§ TASK STATEMENT
Make an exact copy of the lines, leaving the pictures out.
——
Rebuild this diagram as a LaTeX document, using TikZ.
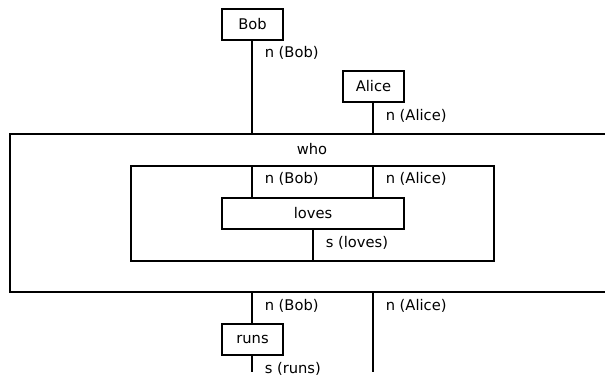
\documentclass[tikz,border=0pt]{standalone}
\usepackage{fontspec}
\setmainfont{DejaVu Sans}
\begin{document}
\begin{tikzpicture}[x=1pt,y=-1pt,line width=1.5pt,
  box/.style={draw,minimum height=31pt,inner sep=0pt,font=\fontsize{14.7}{16}\selectfont},
  lbl/.style={anchor=west,inner sep=0pt,font=\fontsize{14.7}{16}\selectfont}]
\clip (0,0) rectangle (605,377);
% outer and inner frames
\draw (606,134) -- (10,134) -- (10,292) -- (606,292);
\node[draw,minimum width=363pt,minimum height=95pt,inner sep=0pt] (inner) at (312.5,213.5) {};
% boxes
\node[box,minimum width=61pt] (bob) at (252.5,24.5) {Bob};
\node[box,minimum width=61pt] (alice) at (373.5,86.5) {Alice};
\node[box,minimum width=182pt] (loves) at (313,213.5) {loves};
\node[box,minimum width=61pt] (runs) at (252.5,339.5) {runs};
% coordinates on frames
\coordinate (otB) at (252,134);
\coordinate (otA) at (373,134);
\coordinate (obB) at (252,292);
\coordinate (obA) at (373,292);
\coordinate (itB) at (252,166);
\coordinate (itA) at (373,166);
\coordinate (lB) at (252,198);
\coordinate (lA) at (373,198);
\coordinate (ls) at (313,229);
\coordinate (ib) at (313,261);
\coordinate (endR) at (252,372);
\coordinate (endA) at (373,372);
% wires
\draw (bob.south -| otB) -- (otB);
\draw (alice.south -| otA) -- (otA);
\draw (itB) -- (lB);
\draw (itA) -- (lA);
\draw (ls) -- (ib);
\draw (obB) -- (runs.north -| obB);
\draw (runs.south -| endR) -- (endR);
\draw (obA) -- (endA);
% labels
\node[lbl] (l1) at (264,53) {n (Bob)};
\node[lbl] (l2) at (385,116) {n (Alice)};
\node (who) at (312,149) [inner sep=0pt,font=\fontsize{14.7}{16}\selectfont] {who};
\node[lbl] (l3) at (264,179) {n (Bob)};
\node[lbl] (l4) at (385,179) {n (Alice)};
\node[lbl] (l5) at (325,243) {s (loves)};
\node[lbl] (l6) at (264,306) {n (Bob)};
\node[lbl] (l7) at (385,306) {n (Alice)};
\node[lbl] (l8) at (264,369) {s (runs)};
\end{tikzpicture}
\end{document}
——
§ EXPECTED ANSWER
Rebuild this diagram as a LaTeX document, using TikZ.
\documentclass[tikz,border=0pt]{standalone}
\usepackage{fontspec}
\setmainfont{DejaVu Sans}
\begin{document}
\begin{tikzpicture}[x=1pt,y=-1pt,line width=1.5pt,
  box/.style={draw,minimum height=31pt,inner sep=0pt,font=\fontsize{14.7}{16}\selectfont},
  lbl/.style={anchor=west,inner sep=0pt,font=\fontsize{14.7}{16}\selectfont}]
\clip (0,0) rectangle (605,377);
% outer and inner frames
\draw (606,134) -- (10,134) -- (10,292) -- (606,292);
\node[draw,minimum width=363pt,minimum height=95pt,inner sep=0pt] (inner) at (312.5,213.5) {};
% boxes
\node[box,minimum width=61pt] (bob) at (252.5,24.5) {Bob};
\node[box,minimum width=61pt] (alice) at (373.5,86.5) {Alice};
\node[box,minimum width=182pt] (loves) at (313,213.5) {loves};
\node[box,minimum width=61pt] (runs) at (252.5,339.5) {runs};
% coordinates on frames
\coordinate (otB) at (252,134);
\coordinate (otA) at (373,134);
\coordinate (obB) at (252,292);
\coordinate (obA) at (373,292);
\coordinate (itB) at (252,166);
\coordinate (itA) at (373,166);
\coordinate (lB) at (252,198);
\coordinate (lA) at (373,198);
\coordinate (ls) at (313,229);
\coordinate (ib) at (313,261);
\coordinate (endR) at (252,372);
\coordinate (endA) at (373,372);
% wires
\draw (bob.south -| otB) -- (otB);
\draw (alice.south -| otA) -- (otA);
\draw (itB) -- (lB);
\draw (itA) -- (lA);
\draw (ls) -- (ib);
\draw (obB) -- (runs.north -| obB);
\draw (runs.south -| endR) -- (endR);
\draw (obA) -- (endA);
% labels
\node[lbl] (l1) at (264,53) {n (Bob)};
\node[lbl] (l2) at (385,116) {n (Alice)};
\node (who) at (312,149) [inner sep=0pt,font=\fontsize{14.7}{16}\selectfont] {who};
\node[lbl] (l3) at (264,179) {n (Bob)};
\node[lbl] (l4) at (385,179) {n (Alice)};
\node[lbl] (l5) at (325,243) {s (loves)};
\node[lbl] (l6) at (264,306) {n (Bob)};
\node[lbl] (l7) at (385,306) {n (Alice)};
\node[lbl] (l8) at (264,369) {s (runs)};
\end{tikzpicture}
\end{document}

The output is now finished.